What are the ramifications? The ASA have made clear that ads referring to the trading history of a business must reflect the reality of the business' position. An ad implying longevity and uninterrupted trade is likely to be viewed as misleading where: (i) there has been an administration and pre-pack sale (rather than sale as a ‘going concern’) and (ii) orders prior to the administration were not fulfilled. 

Influencers - can consumers tell when an ad is #myownbrand?

What was complained about? Two Instagram reels were jointly posted by the Instagram accounts of influencer Grace Beverley and TALA (her own clothing brand) featuring a caption stating “with a waitlist as long as the list of things this coat can do, she’s finally back after a year. This Thursday, 12pm on @wearetala. Ps. Watch till the end for a chance to win a puffer”. During the video Grace Beverly went on to promote the jacket, ending it with “I’m going to give away three of the short line ones, one in each colour, just tell me how much you want it.” The various complainants challenged whether the posts were obviously identifiable as marketing communications. 

What was the ruling? Upheld. The CAP Code states that marketing communications must be obviously identifiable as advertisements, and that their commercial intent must be clarified if it is not obvious from the context. While the ASA accepted that whilst the ads suggested that Grace Beverly and TALA had a commercial connection, the fact that the posts were made jointly by Ms Beverly and TALA as co-publishers was not sufficient to make the posts obviously identifiable as adverts. 

What are the ramifications? The ASA once again clarified that vague contextual references to the commercial intent behind ads will not suffice to make any publication obviously identifiable as an ad. Instead, publications on social media should ensure that this intention is made clear through the use of clearly and prominently displayed identifiers such as the use of "#ad" (or the influencer favourite '#admyownbrand') within the post.

Guns and bones - violent imagery and targeting in video games

What was complained about? An ad for the video game seen on an online store featured an image of a soldier wearing a skull mask and holding a gun. The complainant, whose child saw the advert, challenged whether the ad had been irresponsibly targeted. 

What was the ruling? Not upheld. While the ASA agreed with the complainant that the ad was displayed in untargeted medium, they noted that parental control settings, once set up, would not permit the child from viewing any further content about the video game other than the game's cover. Additionally, the ad itself was not considered to be particularly graphic. While it featured skull imagery and a gun, the ad contained no images of violence, making it suitable for an untargeted medium. The ad was therefore not considered to have been irresponsibly targeted.
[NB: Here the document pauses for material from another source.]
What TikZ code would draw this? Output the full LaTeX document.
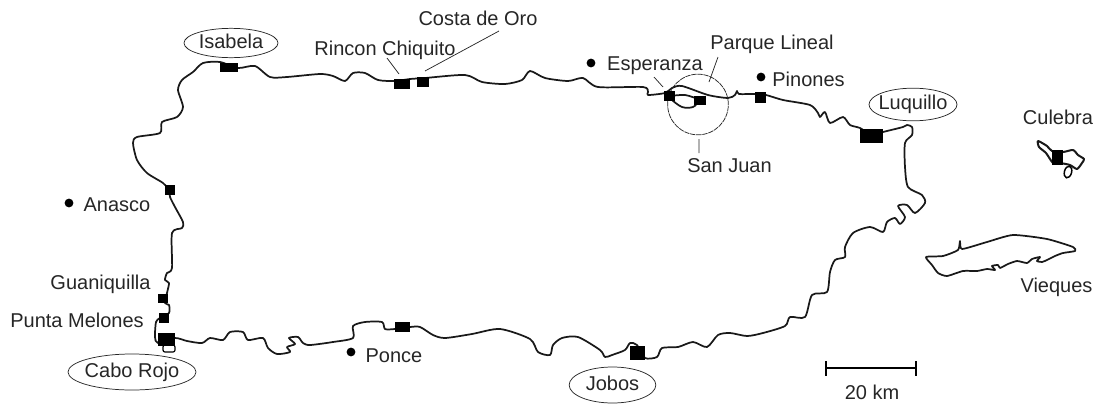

What are the ramifications? Video games ads clearly identified as being for users aged 18+ will be considered to be suitable for an untargeted audience as long as they do not feature imagery that is particularly graphic or violent. As the ASA has made clear in previous rulings, this is especially so if such ads are published on platforms that feature parental control options, hence limiting the accessibility of the ads content to under 18s. 

The ASA cracks down on hidden fees

What was complained about? A website for Pink Storage headed “YOUR QUOTE” included text that stated “Get 50% off your storage for up to 8 weeks” and included quotes for a 160 square foot storage unit. There was qualifying text further down the page that stated “The prices you see above are the prices you pay, No Hidden Fees”. The complainant challenged the ad for being misleading after they were informed that the weekly price of their storage unit had been increased.

What was the ruling? Upheld. The ASA noted that consumers would understand the claim “no hidden fees” to mean that the initial quoted price would be the price  they would pay for the time they used the storage unit. This was the case despite Pink Storage's terms and conditions stating that they may alter their fees at any time by giving the consumer written notice. Since this was not explained in the ad itself , the ASA found it to be misleading. 

What are the ramifications? This ruling stands as another warning to advertisers to ensure that terms and conditions are insufficient to counter false impressions made in their adverts. As such, it is prudent for advertisers to ensure that any claims are properly caveated in the ad itself to ensure that consumers are not misled.